To test them I divided them up and told them that they needed to solve the word problem as a team from the IXL F. S.3 lesson. They needed to compete and be the first done with the correct equation, solution and proof in solving their problem. They loved it! There was a lot of hollering going on as they coached each other if one lagged behind in solving. I told them they couldn't tell each other the answers, but to coach steps. What happened each time is that both teams were correct. We played about 8 rounds.
I closed their session with asking if there were any questions or problems. I asked what helped them the most.
One student said that it just helped to sit and talk about each step.

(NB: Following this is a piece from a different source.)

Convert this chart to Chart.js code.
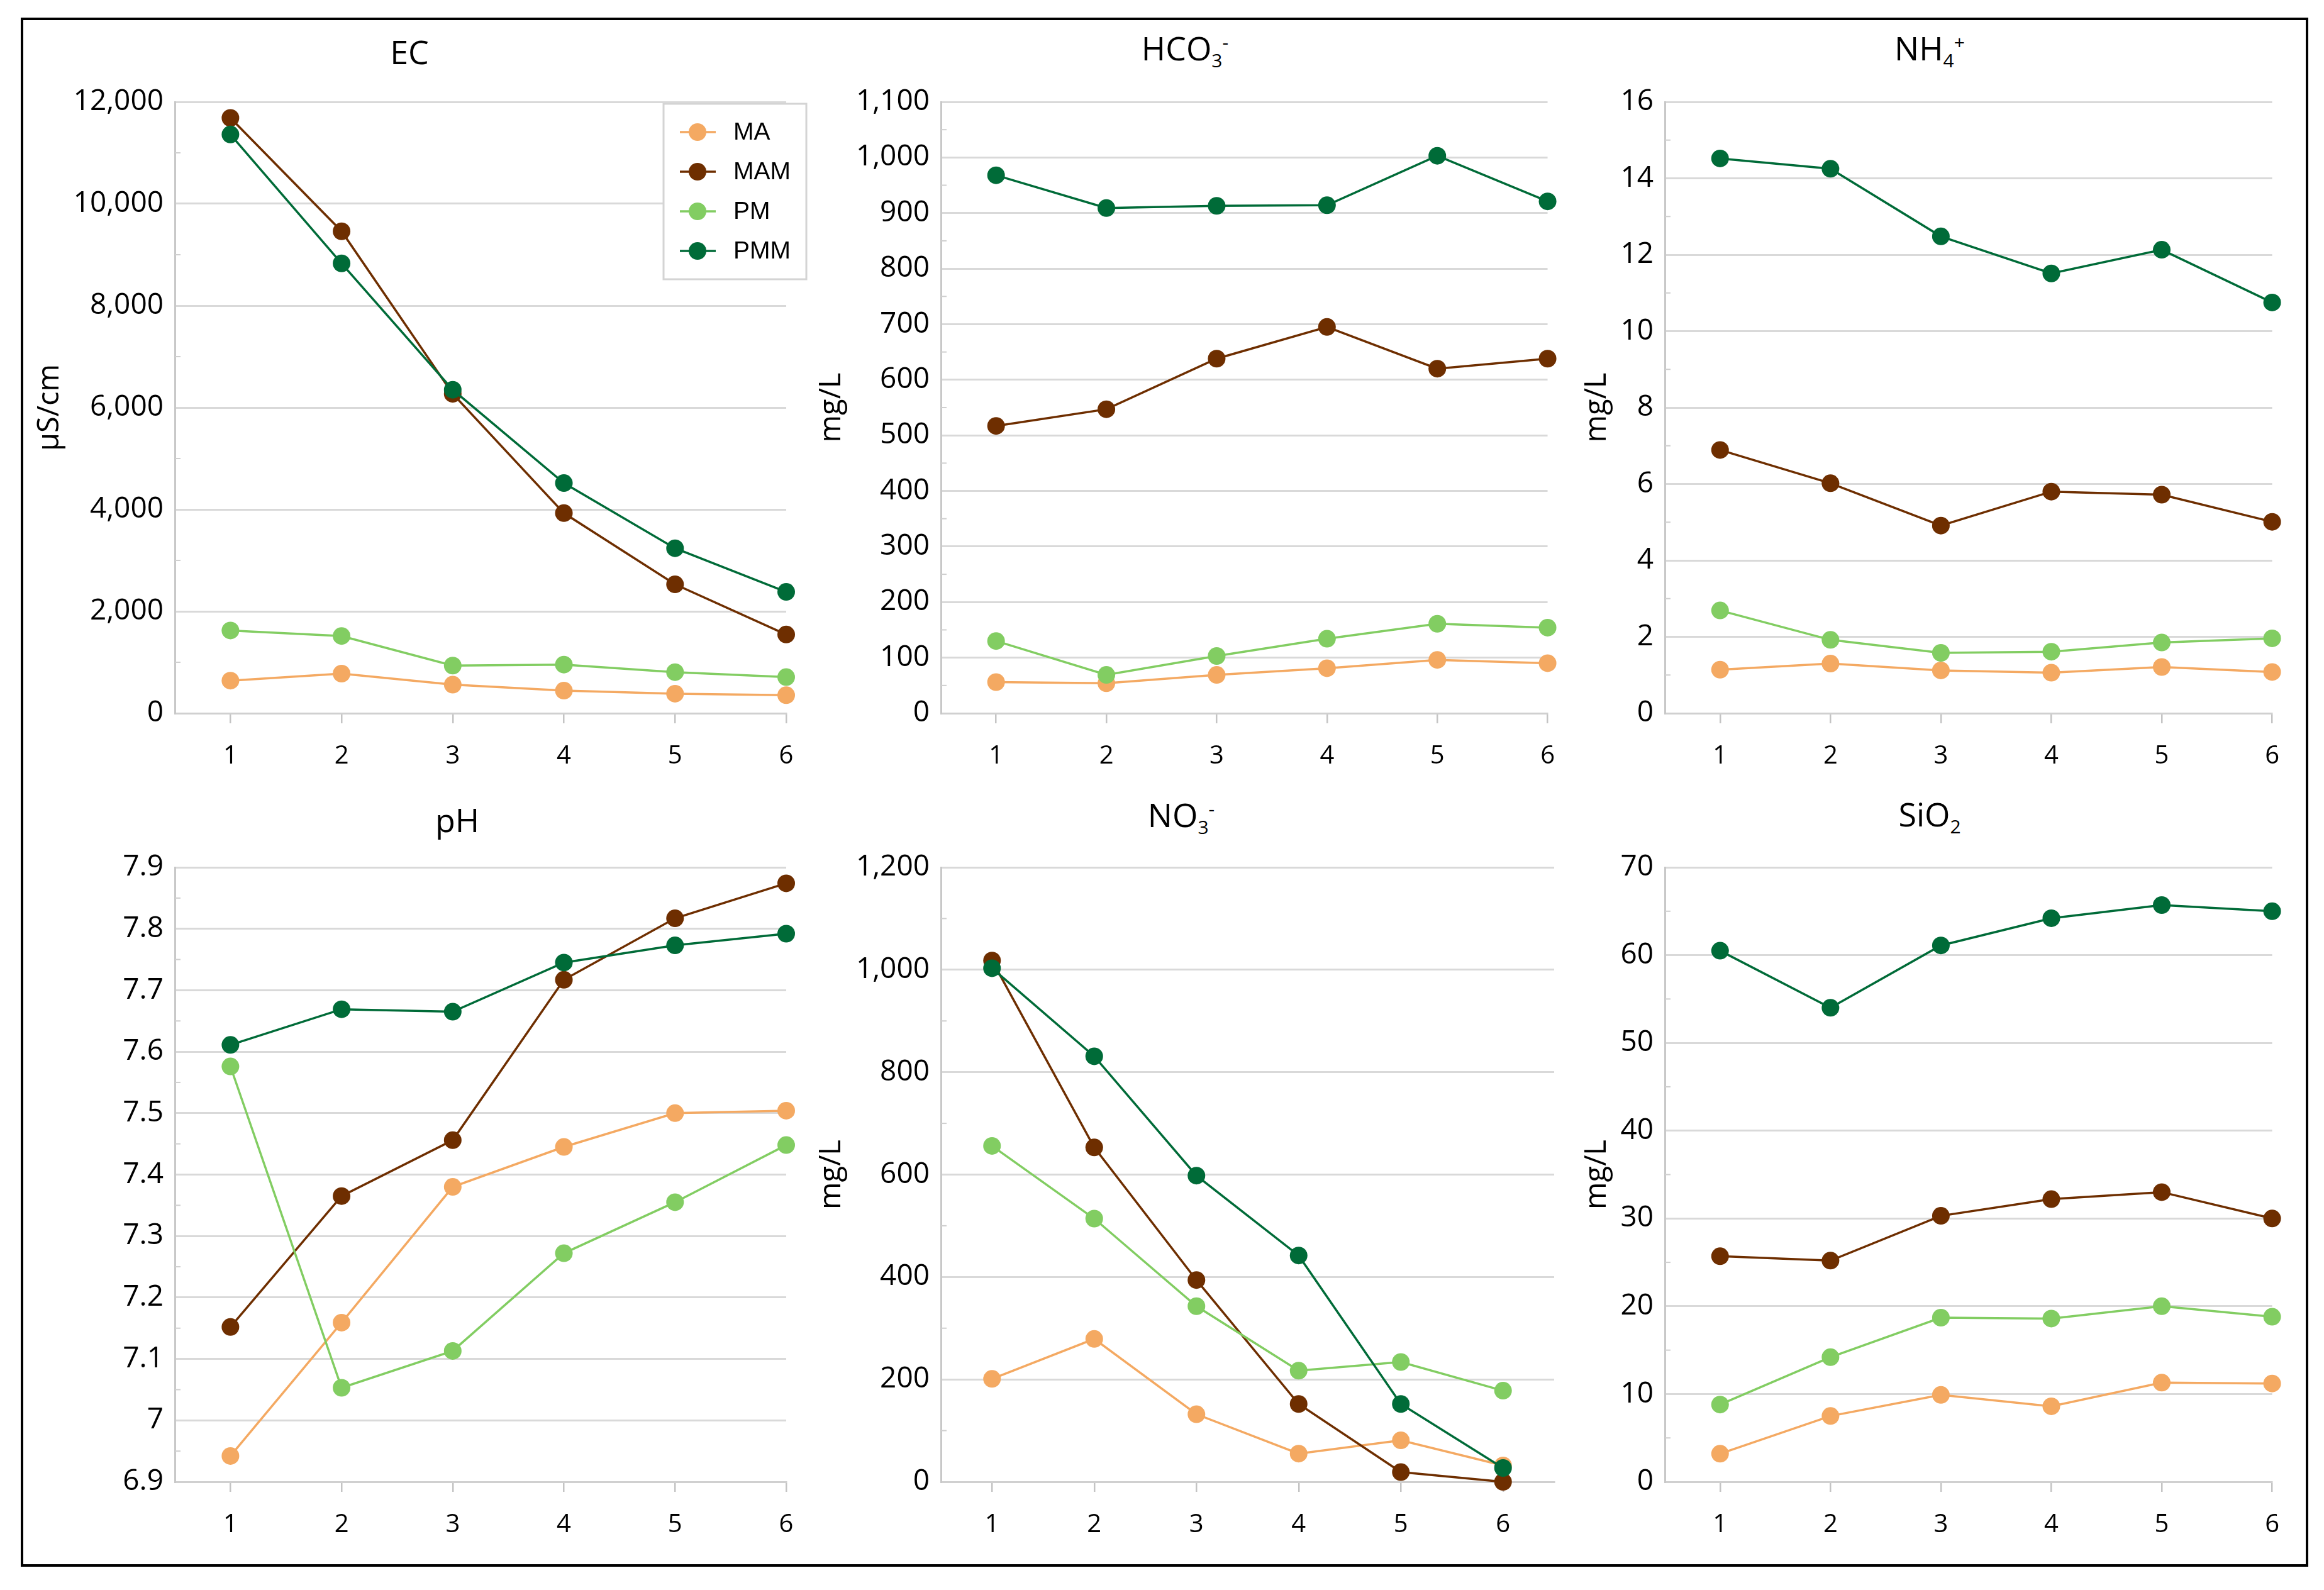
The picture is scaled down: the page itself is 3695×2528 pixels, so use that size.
<!DOCTYPE html>
<html><head><meta charset="utf-8">
<script src="https://cdn.jsdelivr.net/npm/chart.js@4.4.1/dist/chart.umd.min.js"></script>
<style>
html,body{margin:0;padding:0;background:#fff;}
#page{position:relative;width:3695px;height:2528px;background:#fff;overflow:hidden;font-family:"Open Sans",sans-serif;}
#frame{position:absolute;left:33px;top:28px;width:3629px;height:2455px;border:4px solid #000;}
.cv{position:absolute;}
.ttl{position:absolute;font-size:52px;line-height:52px;color:#000;white-space:nowrap;transform:translateX(-50%);}
.ttl sub,.ttl sup{font-size:30px;line-height:0;}
</style></head>
<body><div id="page"><div id="frame"></div>
<div class="ttl" style="left:651px;top:56px">EC</div>
<div class="ttl" style="left:1884px;top:50px">HCO<sub>3</sub><sup>-</sup></div>
<div class="ttl" style="left:3068px;top:50px">NH<sub>4</sub><sup>+</sup></div>
<div class="ttl" style="left:727px;top:1277px">pH</div>
<div class="ttl" style="left:1878px;top:1269px">NO<sub>3</sub><sup>-</sup></div>
<div class="ttl" style="left:3068px;top:1268px">SiO<sub>2</sub></div>
</div>
<script>
// ---------- data ----------
const categories = [1, 2, 3, 4, 5, 6];
const seriesNames = ['MA', 'MAM', 'PM', 'PMM'];

const EC_MA   = [640, 778, 561, 443, 384, 354];
const EC_MAM  = [11685, 9460, 6270, 3928, 2530, 1545];
const EC_PM   = [1624, 1516, 935, 955, 807, 709];
const EC_PMM  = [11360, 8830, 6350, 4518, 3239, 2382];

const HCO3_MA  = [56, 54, 69, 81, 96, 90];
const HCO3_MAM = [517, 547, 638, 695, 620, 638];
const HCO3_PM  = [130, 69, 103, 134, 161, 154];
const HCO3_PMM = [968, 909, 913, 914, 1003, 921];

const NH4_MA  = [1.14, 1.30, 1.12, 1.06, 1.21, 1.08];
const NH4_MAM = [6.89, 6.02, 4.91, 5.80, 5.72, 5.01];
const NH4_PM  = [2.69, 1.92, 1.58, 1.61, 1.85, 1.96];
const NH4_PMM = [14.52, 14.25, 12.48, 11.51, 12.13, 10.75];

const PH_MA  = [6.942, 7.159, 7.380, 7.445, 7.500, 7.504];
const PH_MAM = [7.152, 7.365, 7.456, 7.717, 7.817, 7.874];
const PH_PM  = [7.576, 7.053, 7.113, 7.272, 7.355, 7.448];
const PH_PMM = [7.611, 7.669, 7.665, 7.745, 7.773, 7.792];

const NO3_MA  = [201, 279, 132, 55, 81, 32];
const NO3_MAM = [1018, 653, 394, 152, 19, 0];
const NO3_PM  = [656, 514, 343, 217, 234, 178];
const NO3_PMM = [1003, 831, 598, 442, 152, 27];

const SIO2_MA  = [3.2, 7.5, 9.9, 8.6, 11.3, 11.2];
const SIO2_MAM = [25.7, 25.2, 30.3, 32.2, 33.0, 30.0];
const SIO2_PM  = [8.8, 14.2, 18.7, 18.6, 20.0, 18.8];
const SIO2_PMM = [60.5, 54.0, 61.1, 64.2, 65.7, 65.0];

const EC_TICKS   = [0, 2000, 4000, 6000, 8000, 10000, 12000];
const HCO3_TICKS = [0, 100, 200, 300, 400, 500, 600, 700, 800, 900, 1000, 1100];
const NH4_TICKS  = [0, 2, 4, 6, 8, 10, 12, 14, 16];
const PH_TICKS   = [6.9, 7.0, 7.1, 7.2, 7.3, 7.4, 7.5, 7.6, 7.7, 7.8, 7.9];
const NO3_TICKS  = [0, 200, 400, 600, 800, 1000, 1200];
const SIO2_TICKS = [0, 10, 20, 30, 40, 50, 60, 70];

const Y_TITLES = ['µS/cm', 'mg/L', 'mg/L', '', 'mg/L', 'mg/L'];

// ---------- styling / layout ----------
const COLORS = {MA: '#F4A962', MAM: '#6E2E00', PM: '#82CD62', PMM: '#006B38'};
const ORDER = {MA: 4, MAM: 3, PM: 2, PMM: 1};
const COL = [
  {plotLeft: 278, plotRight: 1250, yW: 231, padR: 45},
  {plotLeft: 1496, plotRight: 2471, yW: 206, padR: 30},
  {plotLeft: 2647, plotRight: 3623, yW: 140, padR: 30}
];
const ROW = [{plotTop: 162, plotBottom: 1134}, {plotTop: 1379, plotBottom: 2356}];
const PADT = 52, XH = 100;
const page = document.getElementById('page');

const fmtThousands = v => Number(v).toLocaleString('en-US');
const fmtPlain = v => String(Math.round(v * 10) / 10);

const minorTicks = {
  id: 'minorTicks',
  beforeDatasetsDraw(chart) {
    const y = chart.scales.y, ca = chart.chartArea, ctx = chart.ctx;
    const t = y.ticks.map(k => k.value);
    ctx.save();
    ctx.strokeStyle = '#cfcfcf'; ctx.lineWidth = 2;
    for (let i = 0; i < t.length - 1; i++) {
      const py = y.getPixelForValue((t[i] + t[i + 1]) / 2);
      ctx.beginPath(); ctx.moveTo(ca.left, py); ctx.lineTo(ca.left + 9, py); ctx.stroke();
    }
    ctx.restore();
  }
};

function makeLegendPlugin(offX, offY) {
  return {
    id: 'boxLegend',
    afterDraw(chart) {
      const ctx = chart.ctx;
      ctx.save();
      const bx = 1055 - offX, by = 165 - offY, bw = 227, bh = 279;
      ctx.fillStyle = '#fff';
      ctx.fillRect(bx, by, bw, bh);
      ctx.strokeStyle = '#d4d4d4'; ctx.lineWidth = 3;
      ctx.strokeRect(bx, by, bw, bh);
      chart.data.datasets.forEach((ds, i) => {
        const cy = 210 + i * 63 - offY;
        ctx.strokeStyle = ds.borderColor; ctx.lineWidth = 3.5;
        ctx.beginPath(); ctx.moveTo(1081 - offX, cy); ctx.lineTo(1138 - offX, cy); ctx.stroke();
        ctx.fillStyle = ds.pointBackgroundColor;
        ctx.beginPath(); ctx.arc(1109 - offX, cy, 14, 0, Math.PI * 2); ctx.fill();
        ctx.fillStyle = '#000';
        ctx.font = '39px "Liberation Sans", Arial, sans-serif';
        ctx.textBaseline = 'middle'; ctx.textAlign = 'left';
        ctx.fillText(ds.label, 1166 - offX, cy + 1);
      });
      ctx.restore();
    }
  };
}

function buildChart(col, row, xMax, series, yTicks, yTitle, fmt, withLegend) {
  const c = COL[col], r = ROW[row];
  const left = c.plotLeft - c.yW, top = r.plotTop - PADT;
  const w = c.plotRight - left + c.padR;
  const h = (r.plotBottom - r.plotTop) + PADT + XH;
  const cv = document.createElement('canvas');
  cv.className = 'cv';
  cv.width = w; cv.height = h;
  cv.style.left = left + 'px'; cv.style.top = top + 'px';
  cv.style.width = w + 'px'; cv.style.height = h + 'px';
  page.appendChild(cv);
  const plugins = [minorTicks];
  if (withLegend) plugins.push(makeLegendPlugin(left, top));
  return new Chart(cv.getContext('2d'), {
    type: 'line',
    data: {
      labels: categories,
      datasets: seriesNames.map((name, i) => ({
        label: name,
        data: series[i],
        borderColor: COLORS[name],
        backgroundColor: COLORS[name],
        pointBackgroundColor: COLORS[name],
        pointBorderColor: COLORS[name],
        pointBorderWidth: 0,
        pointRadius: 14,
        borderWidth: 3.5,
        tension: 0,
        clip: false,
        order: ORDER[name]
      }))
    },
    options: {
      responsive: false,
      devicePixelRatio: 1,
      animation: false,
      layout: {padding: {left: 0, top: PADT, right: c.padR, bottom: 0}},
      plugins: {legend: {display: false}, tooltip: {enabled: false}, title: {display: false}},
      scales: {
        x: {
          type: 'linear', min: 0.5, max: xMax,
          afterBuildTicks: s => { s.ticks = categories.map(v => ({value: v})); },
          afterFit: s => { s.height = XH; },
          ticks: {
            callback: v => String(v), color: '#000', padding: 29,
            font: {family: '"Open Sans", sans-serif', size: 40}, maxRotation: 0, autoSkip: false
          },
          grid: {drawOnChartArea: false, drawTicks: true, tickLength: 16, color: '#c4c4c4', lineWidth: 2.5},
          border: {display: true, color: '#d0d0d0', width: 3}
        },
        y: {
          type: 'linear', min: yTicks[0], max: yTicks[yTicks.length - 1],
          afterBuildTicks: s => { s.ticks = yTicks.map(v => ({value: v})); },
          afterFit: s => { s.width = c.yW; },
          ticks: {
            callback: fmt, color: '#000', padding: 18,
            font: {family: '"Open Sans", sans-serif', size: 46}
          },
          grid: {drawTicks: false, color: '#d9d9d9', lineWidth: 3},
          border: {display: true, color: '#c8c8c8', width: 3},
          title: {
            display: yTitle !== '', text: yTitle, color: '#000',
            font: {family: '"Open Sans", sans-serif', size: 47}, padding: {top: 4, bottom: 4}
          }
        }
      }
    },
    plugins: plugins
  });
}

buildChart(0, 0, 6, [EC_MA, EC_MAM, EC_PM, EC_PMM], EC_TICKS, Y_TITLES[0], fmtThousands, true);
buildChart(1, 0, 6, [HCO3_MA, HCO3_MAM, HCO3_PM, HCO3_PMM], HCO3_TICKS, Y_TITLES[1], fmtThousands, false);
buildChart(2, 0, 6, [NH4_MA, NH4_MAM, NH4_PM, NH4_PMM], NH4_TICKS, Y_TITLES[2], fmtPlain, false);
buildChart(0, 1, 6, [PH_MA, PH_MAM, PH_PM, PH_PMM], PH_TICKS, Y_TITLES[3], fmtPlain, false);
buildChart(1, 1, 6.5, [NO3_MA, NO3_MAM, NO3_PM, NO3_PMM], NO3_TICKS, Y_TITLES[4], fmtThousands, false);
buildChart(2, 1, 6, [SIO2_MA, SIO2_MAM, SIO2_PM, SIO2_PMM], SIO2_TICKS, Y_TITLES[5], fmtPlain, false);
</script>
</body></html>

Another student said she didn't know how to figure out the whole in the word problems when there was decomposition (This is interesting to me because she mastered adding unit fractions to make the whole in the past. I see how in a different context, she did not connect the understanding.)
For fun, I partnered up students to play a game as I had led in the RTI group a few minutes before.
Game ON! They all thought it was a great idea to compete to see who could solve word problems quickly. I brought the same IXL website up on the SB, read the problem and students in partners started solving. I picked the hands that went up first. The label is on the answer on the website, so they just had to accurately give me the numerical answer. It was crazy fun. The energy for solving the problems was high. But, soon students were solving them in their head. IT was great to see one of the students I had helped take off! Mastering it in my head!
We played for 15 minutes. Today was Friday and there was a talent show to attend!
I assigned the same IXL site to practice on over the weekend. I want them ready for a quiz on Monday!
As I worked on intervention with my students at my table, I had noticed students talking to each other and comparing solutions to problems. The quiet sort of engagement that I was witnessing pleased me because the students at my table were really needing my full attention. When we joined together to play a whole class game at solving word problems, things got rowdy and full of energy. The competition was generating a lot of energy. This movie clip expresses my thoughts and plans on how I am going to be sure the "why" of solving the problems is solid. I think we are getting there!